Struggling with Bike data
So for our last day in the DS, we were gifted a project to download bike data from the Seattle.Gov website, by Lorna to display in a dashboard before 13:30! It is safe to say that what started as a pretty miserable day weather-wise did not improve with this project!
So what seemed as a fairly straight forward project quickly became a mammoth data prep challenge; my first port of call was to download 10 different .csv files into Alteryx to then prep the data. However, as a group we figured that this was a fairly static method, and it would be much better to future-proof this challenge and use the APIs to download all of the data.

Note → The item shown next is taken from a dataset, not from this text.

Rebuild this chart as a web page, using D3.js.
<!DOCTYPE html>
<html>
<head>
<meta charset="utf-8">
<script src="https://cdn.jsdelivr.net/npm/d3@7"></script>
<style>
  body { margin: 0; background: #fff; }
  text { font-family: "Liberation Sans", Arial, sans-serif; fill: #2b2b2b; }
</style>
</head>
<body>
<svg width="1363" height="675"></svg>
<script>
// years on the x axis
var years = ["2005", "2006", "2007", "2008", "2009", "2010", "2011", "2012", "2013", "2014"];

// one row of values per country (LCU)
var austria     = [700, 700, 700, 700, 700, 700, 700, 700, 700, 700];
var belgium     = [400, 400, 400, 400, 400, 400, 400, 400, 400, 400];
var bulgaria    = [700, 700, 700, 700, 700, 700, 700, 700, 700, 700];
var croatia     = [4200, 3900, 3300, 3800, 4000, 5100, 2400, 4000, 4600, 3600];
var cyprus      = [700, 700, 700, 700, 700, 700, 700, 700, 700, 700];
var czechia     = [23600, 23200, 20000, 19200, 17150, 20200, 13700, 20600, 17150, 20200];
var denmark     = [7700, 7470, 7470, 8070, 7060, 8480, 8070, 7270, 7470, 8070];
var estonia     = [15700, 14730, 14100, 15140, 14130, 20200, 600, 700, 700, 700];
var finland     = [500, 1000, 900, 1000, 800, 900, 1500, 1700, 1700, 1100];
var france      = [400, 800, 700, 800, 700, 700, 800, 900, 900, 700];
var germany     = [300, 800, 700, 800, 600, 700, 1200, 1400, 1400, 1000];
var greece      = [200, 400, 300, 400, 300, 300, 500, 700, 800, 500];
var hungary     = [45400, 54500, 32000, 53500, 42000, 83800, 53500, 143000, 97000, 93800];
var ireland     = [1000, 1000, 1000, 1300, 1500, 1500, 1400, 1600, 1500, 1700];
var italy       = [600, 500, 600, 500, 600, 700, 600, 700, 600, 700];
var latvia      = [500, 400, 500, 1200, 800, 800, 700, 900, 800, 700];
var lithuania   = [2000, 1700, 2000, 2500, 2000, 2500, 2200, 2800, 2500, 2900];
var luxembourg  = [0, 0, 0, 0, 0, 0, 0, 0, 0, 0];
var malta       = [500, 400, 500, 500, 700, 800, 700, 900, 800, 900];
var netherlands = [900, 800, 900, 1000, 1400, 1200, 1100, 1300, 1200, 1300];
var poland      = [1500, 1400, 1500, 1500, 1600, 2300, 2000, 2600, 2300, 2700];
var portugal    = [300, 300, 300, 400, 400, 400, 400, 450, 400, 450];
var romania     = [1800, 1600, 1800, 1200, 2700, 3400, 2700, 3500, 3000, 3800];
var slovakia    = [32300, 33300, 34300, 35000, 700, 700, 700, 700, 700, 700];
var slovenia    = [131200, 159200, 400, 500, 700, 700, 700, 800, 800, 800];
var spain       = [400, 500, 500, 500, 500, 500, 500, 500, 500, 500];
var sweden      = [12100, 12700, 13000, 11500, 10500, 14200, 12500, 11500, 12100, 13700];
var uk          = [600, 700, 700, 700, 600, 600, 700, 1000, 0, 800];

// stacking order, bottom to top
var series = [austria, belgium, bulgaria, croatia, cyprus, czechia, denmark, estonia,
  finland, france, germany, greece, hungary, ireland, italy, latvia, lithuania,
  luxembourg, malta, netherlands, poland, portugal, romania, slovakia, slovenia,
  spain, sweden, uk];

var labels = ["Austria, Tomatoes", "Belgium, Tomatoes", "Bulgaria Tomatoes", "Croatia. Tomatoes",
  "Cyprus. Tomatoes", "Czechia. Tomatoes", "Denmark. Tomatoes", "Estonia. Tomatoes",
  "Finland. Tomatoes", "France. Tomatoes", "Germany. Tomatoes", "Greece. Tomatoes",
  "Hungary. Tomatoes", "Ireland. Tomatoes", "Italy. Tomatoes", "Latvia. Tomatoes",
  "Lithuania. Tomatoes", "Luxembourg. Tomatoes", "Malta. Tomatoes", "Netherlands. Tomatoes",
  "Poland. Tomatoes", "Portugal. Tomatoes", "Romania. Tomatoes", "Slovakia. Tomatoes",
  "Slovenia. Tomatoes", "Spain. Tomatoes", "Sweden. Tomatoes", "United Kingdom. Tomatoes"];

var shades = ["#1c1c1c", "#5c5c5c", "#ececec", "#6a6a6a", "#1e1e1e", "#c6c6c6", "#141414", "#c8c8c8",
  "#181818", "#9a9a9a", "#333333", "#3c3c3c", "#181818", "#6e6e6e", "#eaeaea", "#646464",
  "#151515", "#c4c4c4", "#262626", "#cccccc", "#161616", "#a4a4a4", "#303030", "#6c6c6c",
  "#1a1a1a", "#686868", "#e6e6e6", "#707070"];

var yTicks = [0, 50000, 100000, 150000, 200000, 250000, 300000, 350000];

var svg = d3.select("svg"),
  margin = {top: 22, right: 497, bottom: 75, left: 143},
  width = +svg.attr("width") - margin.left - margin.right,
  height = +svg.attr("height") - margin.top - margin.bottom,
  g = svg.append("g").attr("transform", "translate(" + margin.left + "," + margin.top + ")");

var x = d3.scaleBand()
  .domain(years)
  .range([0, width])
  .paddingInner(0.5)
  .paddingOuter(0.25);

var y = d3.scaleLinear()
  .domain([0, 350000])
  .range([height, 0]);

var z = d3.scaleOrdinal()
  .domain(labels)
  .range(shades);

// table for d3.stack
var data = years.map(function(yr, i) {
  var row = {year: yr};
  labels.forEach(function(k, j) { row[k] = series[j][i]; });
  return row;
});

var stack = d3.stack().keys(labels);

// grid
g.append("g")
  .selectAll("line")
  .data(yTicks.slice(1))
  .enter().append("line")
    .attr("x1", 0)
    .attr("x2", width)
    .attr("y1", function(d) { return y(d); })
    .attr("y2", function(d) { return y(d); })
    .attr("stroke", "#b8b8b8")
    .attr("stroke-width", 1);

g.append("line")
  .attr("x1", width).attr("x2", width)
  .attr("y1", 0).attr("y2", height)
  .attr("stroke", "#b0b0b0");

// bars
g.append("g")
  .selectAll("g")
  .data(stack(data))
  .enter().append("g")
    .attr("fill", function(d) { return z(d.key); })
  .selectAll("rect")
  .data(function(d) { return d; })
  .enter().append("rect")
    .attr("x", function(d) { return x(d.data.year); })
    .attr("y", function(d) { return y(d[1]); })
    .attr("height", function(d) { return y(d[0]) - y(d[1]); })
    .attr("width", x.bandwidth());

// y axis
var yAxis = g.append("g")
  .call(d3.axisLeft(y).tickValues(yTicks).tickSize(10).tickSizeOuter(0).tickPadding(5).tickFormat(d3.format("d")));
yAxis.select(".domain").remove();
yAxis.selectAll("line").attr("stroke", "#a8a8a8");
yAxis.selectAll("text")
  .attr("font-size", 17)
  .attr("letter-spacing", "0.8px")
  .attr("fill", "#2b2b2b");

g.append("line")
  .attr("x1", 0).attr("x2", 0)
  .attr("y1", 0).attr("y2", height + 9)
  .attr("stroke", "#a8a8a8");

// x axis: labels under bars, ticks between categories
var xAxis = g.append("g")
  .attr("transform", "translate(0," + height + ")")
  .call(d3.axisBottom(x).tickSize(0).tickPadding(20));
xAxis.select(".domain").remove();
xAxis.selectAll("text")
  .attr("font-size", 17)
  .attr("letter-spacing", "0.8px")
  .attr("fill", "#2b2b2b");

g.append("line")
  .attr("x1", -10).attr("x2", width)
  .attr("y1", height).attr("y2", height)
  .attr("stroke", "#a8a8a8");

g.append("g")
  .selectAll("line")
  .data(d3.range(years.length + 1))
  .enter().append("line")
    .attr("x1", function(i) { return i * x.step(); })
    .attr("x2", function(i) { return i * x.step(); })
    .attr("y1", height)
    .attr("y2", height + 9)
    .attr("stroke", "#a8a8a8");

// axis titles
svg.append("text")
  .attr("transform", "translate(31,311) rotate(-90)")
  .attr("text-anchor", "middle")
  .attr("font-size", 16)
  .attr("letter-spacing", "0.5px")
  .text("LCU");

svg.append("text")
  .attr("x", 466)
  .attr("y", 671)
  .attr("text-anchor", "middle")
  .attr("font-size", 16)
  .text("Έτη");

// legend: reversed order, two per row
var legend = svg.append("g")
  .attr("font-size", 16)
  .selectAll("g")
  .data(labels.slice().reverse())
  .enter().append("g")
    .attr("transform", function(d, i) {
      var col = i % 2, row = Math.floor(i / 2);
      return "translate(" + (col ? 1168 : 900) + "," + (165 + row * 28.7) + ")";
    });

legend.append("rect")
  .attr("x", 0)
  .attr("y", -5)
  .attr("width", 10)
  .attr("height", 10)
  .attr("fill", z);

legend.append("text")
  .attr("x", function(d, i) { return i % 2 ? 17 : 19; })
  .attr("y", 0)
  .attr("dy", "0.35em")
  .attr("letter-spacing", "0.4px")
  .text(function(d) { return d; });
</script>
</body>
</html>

Next: using the APIs to download the data. This was not too much of a problem, as we have worked with APIs many times before. I chose to have 10 different streams (one for each data file) because each file had differing number of fields. I know that you can input numerous APIs into one text input tool, however dealing with these files individually and formatting them into the same schema before unioning them made more sense to me. If I had more time, I would have made this into a macro for ease.
I thought at this point that my work in Alteryx was done. But, upon inspection, one of my colleagues noticed that each API was only calling a few thousand rows of the data (whereas there were tens of thousands of rows in some of the files). We should have come across this limitation a little bit sooner, but we didn't read the documentation well enough!

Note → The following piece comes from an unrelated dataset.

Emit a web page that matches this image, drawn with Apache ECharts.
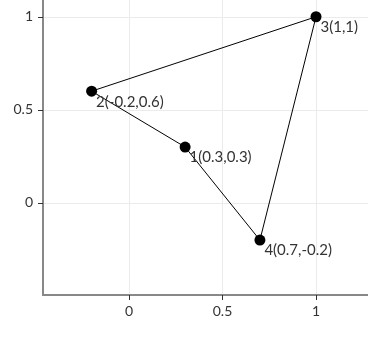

TOP TIP: Always read the documentation!
After realising that the only way around this was to apply for an API token from the Seattle.Gov website, I decided to go back into Alteryx, start again (for the third time) and use the download tool to download the .csv files.
Finally a solution that has worked!
The above workflow details how I attempted to combine the different data files in Alteryx before outputting to a .hyper file to load up in Tableau. As you can see, there are now only 7 different streams, because I decided to drop 3 of the streams which were more difficult to find on the website due to time constraints (I wanted to get a finished workflow!).

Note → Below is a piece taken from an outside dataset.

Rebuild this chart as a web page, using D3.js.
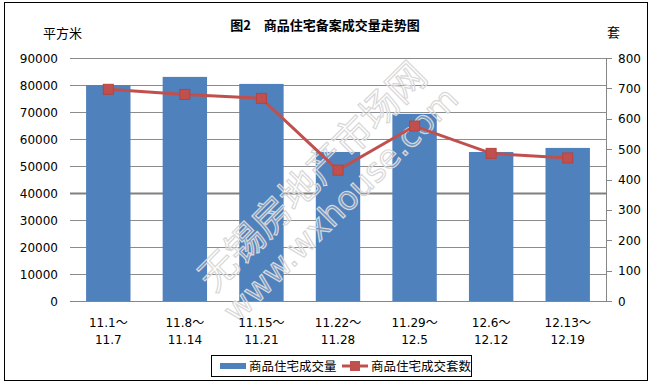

The reason I had to deal with the separate streams again like this, is because each file had a different schema, so I couldn't get my head around how to deal with all of these at once. So I split each file up, renamed the fields with appropriate headers, and created a field called 'Direction of travel' because each data set either had in North bound and South bound travel, or East bound and West bound travel. Once the schemas for each file was identical, I unioned the data back together and outputted it into Tableau, after some final field renaming and data-type changes.
The unused container at the top was my first attempt at doing this, and can be seen below. My logic was to filter out just the column headers and deal with those separately before joining them back onto the rest of the data - however I realised quickly that this was not a valid solution.
I managed to build two very basic charts after loading up my data into Tableau. These are below. I would really like more time to investigate the data, because there seems to be a huge spike in 2015 and May 2018 for the bike count data, which after a quick google I couldn't seem to find a reason for.
The main challenges for this was the time constraint. However, we worked quite well as a team and managed to get a lot of work done. On reflection, I actually really enjoyed this project and have really enjoyed the whole of DS training!
So long DS24!
In a last ditched attempt to make a dashboard and to not annoy Andy, after our presentations I threw together some sheets about the volume of directional traffic in Seattle and put it on a dashboard which I uploaded to Tableau public!